Morocco uses Type C (the standard two-pin round Europlug) and Type E (two round pins with a hole for the socket's grounding pin). In practice, a universal European Type C/E adapter works in virtually every socket you will encounter in hotels, riads, and cafés. Pick one up before departure from any travel accessories retailer — they are available in Morocco too, though prices at medina stalls are negotiable (indicative: 30–60 MAD). If you are travelling from Australia, UK, or South Africa you need an adapter but no voltage converter. US and Canadian travellers need both, unless your device is dual-voltage (most modern electronics are — check the label for "100–240V").
Morocco runs on 220–230V AC at 50Hz, the same as continental Europe, the UK, and Australia. That means European and British appliances work without a converter, just an adapter if the plug shape differs. American and Canadian devices rated for 110–120V only will require a step-down voltage converter if they are not dual-voltage. Check your device's power brick: if it says "Input: 100–240V, 50/60Hz" it handles worldwide voltage automatically and you only need an adapter. Hair dryers, electric shavers, and small appliances sold in North America are the most common single-voltage problem items.

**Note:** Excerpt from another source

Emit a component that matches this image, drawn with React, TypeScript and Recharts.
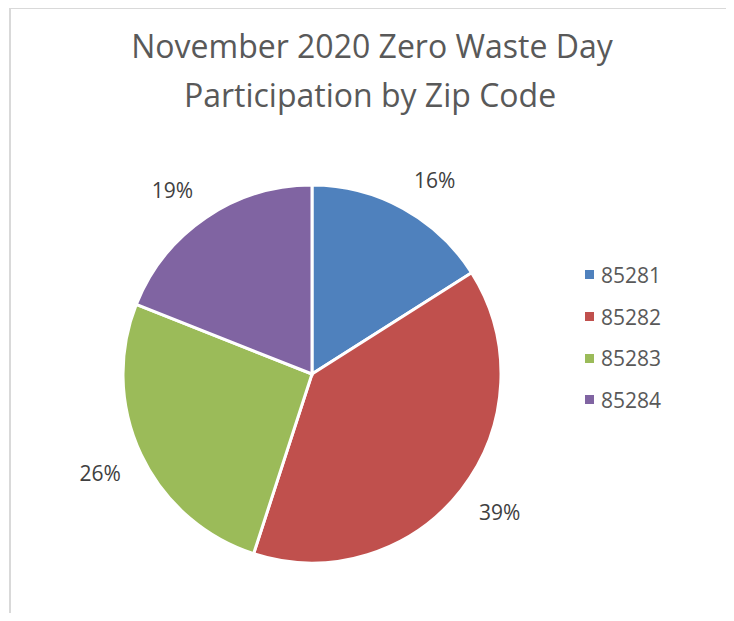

Yes, UK appliances work in Morocco without a voltage converter because both countries use 220–230V at 50Hz — the voltage is essentially identical. The only thing you need is a Type C/E adapter, because the UK's chunky three-pin Type G plug will not physically fit Moroccan sockets. A pack of two or three compact Type C/E adapters costs around £3–6 online. Note that some older Moroccan buildings — especially in medina riads — have recessed sockets that the adapters sit loosely in, so use a multi-socket extension strip if you need to charge several devices overnight.

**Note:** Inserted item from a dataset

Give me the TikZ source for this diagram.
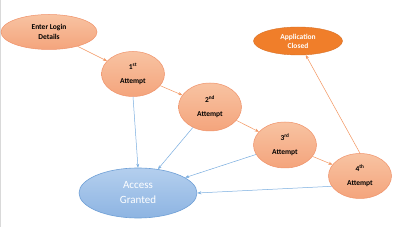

Sockets are the single most common minor complaint from riad guests, and for good reason. Traditional Moroccan architecture did not anticipate the smartphone era: a typical riad bedroom might have one or two sockets, often placed awkwardly behind furniture or near the bathroom rather than beside the bed. Bring a compact travel extension strip with two to four sockets — it solves the problem entirely and weighs almost nothing. USB-C and USB-A wall chargers with multiple ports are also useful. Luxury riads and international chain hotels have improved socket provision considerably, but even four-star medina properties can have oddly scarce outlets.
It depends on the camp tier. Luxury desert camps at Erg Chebbi (Merzouga) and Erg Chigaga generally run solar or generator power and provide at least one or two sockets per tent, sometimes with USB ports bedside. Standard fixed camps typically have a communal charging point — either a shared power strip in the dining tent or a shared generator slot for a few hours in the evening. Nomadic or very basic camps may have no charging at all. The practical rule: charge every device fully in Merzouga or Zagora town before riding to camp, and bring a 20,000 mAh power bank as insurance. A private guided tour can confirm the exact camp spec before you go.

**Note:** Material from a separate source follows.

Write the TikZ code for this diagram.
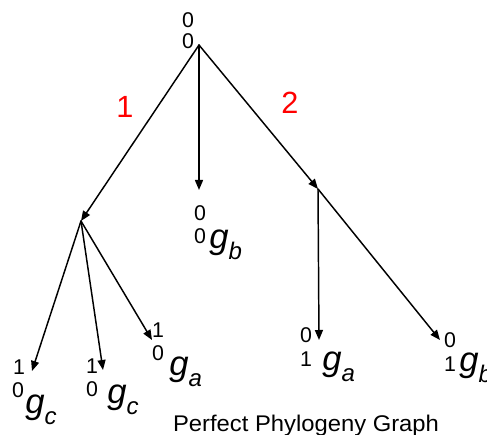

Brief power cuts — locally called "coupures de courant" — do happen, particularly in rural areas and in the desert south during high-demand evenings in summer. In major cities like Marrakech, Fes, and Casablanca the grid is generally stable and outages are rare and short. In the medina, where the electrical infrastructure is older, flickering or momentary dips are more common than full blackouts. At desert camps, generator shutoffs are routine: many camps run generators only from dusk until around midnight to save fuel, then switch off. A head torch and a charged power bank make any unexpected dark spell a minor inconvenience rather than a real problem. Your guide will always warn you of a scheduled generator cutoff.
Most travellers only need an adapter, not a converter. If you are from the EU, UK, Australia or most of Africa, your devices already run on 220–240V and a Type C/E adapter is sufficient. If you are from the USA, Canada or Japan (where mains voltage is 100–120V), check your device label: any device marked "Input: 100–240V" is dual-voltage and needs only the adapter. Devices marked only "120V" — typically older hair dryers, some electric shavers, some travel kettles — require a step-down converter. Modern smartphones, laptops, camera chargers, and electric toothbrush bases are almost universally dual-voltage, so most travellers find a converter is unnecessary in practice.